Data extract
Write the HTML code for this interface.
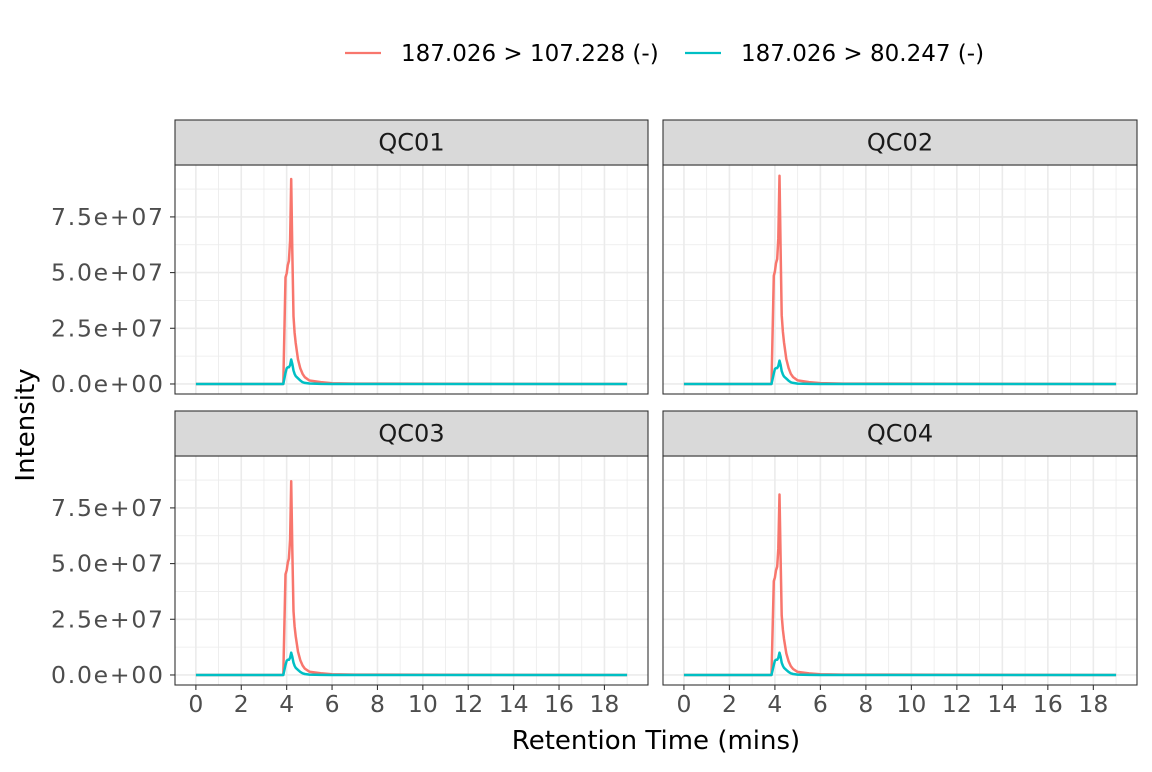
<!DOCTYPE html>
<html><head><meta charset="utf-8"><style>
body{margin:0;background:#fff;font-family:"DejaVu Sans","Liberation Sans",sans-serif}
svg text{font-family:"DejaVu Sans","Liberation Sans",sans-serif}
</style></head><body>
<svg id="c" width="1152" height="768" xmlns="http://www.w3.org/2000/svg"></svg>
<script>
const panels = ["QC01","QC02","QC03","QC04"];
const times = [0,3.85,3.95,4.0,4.05,4.1,4.15,4.2,4.25,4.3,4.35,4.4,4.5,4.6,4.7,4.8,5.0,5.5,6,7,19];
const redShape = [0,0,0.52,0.54,0.58,0.6,0.7,1,0.65,0.33,0.25,0.2,0.12,0.076,0.049,0.033,0.017,0.009,0.004,0.002,0];
const blueShape = [0,0,0.45,0.64,0.68,0.68,0.77,1,0.82,0.55,0.41,0.32,0.23,0.14,0.073,0.045,0.018,0.005,0,0,0];
const redPeaks = [9.2e7,9.35e7,8.7e7,8.1e7];
const bluePeaks = [1.1e7,1.05e7,1.0e7,1.0e7];
const xTicks = [0,2,4,6,8,10,12,14,16,18];
const yTicks = [0,2.5e7,5e7,7.5e7];
const yLabels = ["0.0e+00","2.5e+07","5.0e+07","7.5e+07"];
const seriesNames = ["187.026 > 107.228 (-)","187.026 > 80.247 (-)"];
const colors = ["#F8766D","#00BFC4"];

const svg = document.getElementById('c');
const NS = "http://www.w3.org/2000/svg";
function mk(tag, attrs, parent){const e=document.createElementNS(NS,tag);for(const k in attrs)e.setAttribute(k,attrs[k]);(parent||svg).appendChild(e);return e;}

const boxes = [
 {x0:175,x1:648,sy:120,y0:165,y1:394},
 {x0:663,x1:1137,sy:120,y0:165,y1:394},
 {x0:175,x1:648,sy:411,y0:456,y1:685},
 {x0:663,x1:1137,sy:411,y0:456,y1:685}];
const xmin=-0.92,xmax=19.92,ymin=-0.45e7,ymax=9.83e7;

panels.forEach((p,i)=>{
 const b=boxes[i];
 const g=mk('g',{});
 
 
 const sx=v=>b.x0+(v-xmin)/(xmax-xmin)*(b.x1-b.x0);
 const sy=v=>b.y1-(v-ymin)/(ymax-ymin)*(b.y1-b.y0);
 for(let v=1;v<=19;v+=2){mk('line',{x1:sx(v),x2:sx(v),y1:b.y0,y2:b.y1,stroke:'#ebebeb','stroke-width':0.8},g);}
 for(let v=-1.25e7;v<=1e8;v+=2.5e7){if(v<ymin)continue;mk('line',{x1:b.x0,x2:b.x1,y1:sy(v),y2:sy(v),stroke:'#ebebeb','stroke-width':0.8},g);}
 xTicks.forEach(v=>mk('line',{x1:sx(v),x2:sx(v),y1:b.y0,y2:b.y1,stroke:'#ebebeb','stroke-width':1.6},g));
 yTicks.forEach(v=>mk('line',{x1:b.x0,x2:b.x1,y1:sy(v),y2:sy(v),stroke:'#ebebeb','stroke-width':1.6},g));
 [[redShape,redPeaks[i],0],[blueShape,bluePeaks[i],1]].forEach(([sh,pk,k])=>{
  const d=times.map((t,j)=>(j?'L':'M')+sx(t).toFixed(1)+','+sy(sh[j]*pk).toFixed(1)).join('');
  const pth=mk('path',{d:d,fill:'none',stroke:colors[k],'stroke-width':2.5,'stroke-linejoin':'round'},g);
  
  
 });
 mk('rect',{x:b.x0,y:b.y0,width:b.x1-b.x0,height:b.y1-b.y0,fill:'none',stroke:'#333','stroke-width':1.1},g);
 const st=mk('rect',{x:b.x0,y:b.sy,width:b.x1-b.x0,height:b.y0-b.sy,fill:'#d9d9d9',stroke:'#333','stroke-width':1.1},g);
 
 
 const tt=mk('text',{x:(b.x0+b.x1)/2,y:(b.sy+b.y0)/2+8,'text-anchor':'middle','font-size':24,fill:'#1a1a1a'},g);
 tt.textContent=p;
 
 
 if(i%2===0){yTicks.forEach((v,j)=>{
  mk('line',{x1:b.x0-5,x2:b.x0,y1:sy(v),y2:sy(v),stroke:'#333','stroke-width':1.1},g);
  const t=mk('text',{x:b.x0-12,y:sy(v)+8,'text-anchor':'end','font-size':23.5,fill:'#4d4d4d',textLength:112,lengthAdjust:'spacing'},g);
  t.textContent=yLabels[j];
  
  
 });}
 if(i>=2){xTicks.forEach(v=>{
  mk('line',{x1:sx(v),x2:sx(v),y1:b.y1,y2:b.y1+5,stroke:'#333','stroke-width':1.1},g);
  const t=mk('text',{x:sx(v),y:b.y1+27,'text-anchor':'middle','font-size':23.5,fill:'#4d4d4d'},g);
  t.textContent=v;
  
  
 });}
});
const xt=mk('text',{x:656,y:749,'text-anchor':'middle','font-size':26,fill:'#000'});
xt.textContent='Retention Time (mins)';


const yt=mk('text',{x:34,y:425,'text-anchor':'middle','font-size':26,fill:'#000',transform:'rotate(-90 34 425)'});
yt.textContent='Intensity';


const legX=[345,685];
seriesNames.forEach((n,k)=>{
 const g=mk('g',{});
 
 
 mk('line',{x1:legX[k],x2:legX[k]+36,y1:53,y2:53,stroke:colors[k],'stroke-width':2.2},g);
 const t=mk('text',{x:legX[k]+56,y:61,'font-size':23,fill:'#000'},g);
 t.textContent=n;
});
</script>
</body></html>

What you need to do
In the data above, please extract the lines from the first one through the line with "const xmin=-0.92,xmax=19.92,ymin=-0.45e7,ymax=9.83e7;", exactly, and keep pictures out.

Answer to the problem
Write the HTML code for this interface.
<!DOCTYPE html>
<html><head><meta charset="utf-8"><style>
body{margin:0;background:#fff;font-family:"DejaVu Sans","Liberation Sans",sans-serif}
svg text{font-family:"DejaVu Sans","Liberation Sans",sans-serif}
</style></head><body>
<svg id="c" width="1152" height="768" xmlns="http://www.w3.org/2000/svg"></svg>
<script>
const panels = ["QC01","QC02","QC03","QC04"];
const times = [0,3.85,3.95,4.0,4.05,4.1,4.15,4.2,4.25,4.3,4.35,4.4,4.5,4.6,4.7,4.8,5.0,5.5,6,7,19];
const redShape = [0,0,0.52,0.54,0.58,0.6,0.7,1,0.65,0.33,0.25,0.2,0.12,0.076,0.049,0.033,0.017,0.009,0.004,0.002,0];
const blueShape = [0,0,0.45,0.64,0.68,0.68,0.77,1,0.82,0.55,0.41,0.32,0.23,0.14,0.073,0.045,0.018,0.005,0,0,0];
const redPeaks = [9.2e7,9.35e7,8.7e7,8.1e7];
const bluePeaks = [1.1e7,1.05e7,1.0e7,1.0e7];
const xTicks = [0,2,4,6,8,10,12,14,16,18];
const yTicks = [0,2.5e7,5e7,7.5e7];
const yLabels = ["0.0e+00","2.5e+07","5.0e+07","7.5e+07"];
const seriesNames = ["187.026 > 107.228 (-)","187.026 > 80.247 (-)"];
const colors = ["#F8766D","#00BFC4"];

const svg = document.getElementById('c');
const NS = "http://www.w3.org/2000/svg";
function mk(tag, attrs, parent){const e=document.createElementNS(NS,tag);for(const k in attrs)e.setAttribute(k,attrs[k]);(parent||svg).appendChild(e);return e;}

const boxes = [
 {x0:175,x1:648,sy:120,y0:165,y1:394},
 {x0:663,x1:1137,sy:120,y0:165,y1:394},
 {x0:175,x1:648,sy:411,y0:456,y1:685},
 {x0:663,x1:1137,sy:411,y0:456,y1:685}];
const xmin=-0.92,xmax=19.92,ymin=-0.45e7,ymax=9.83e7;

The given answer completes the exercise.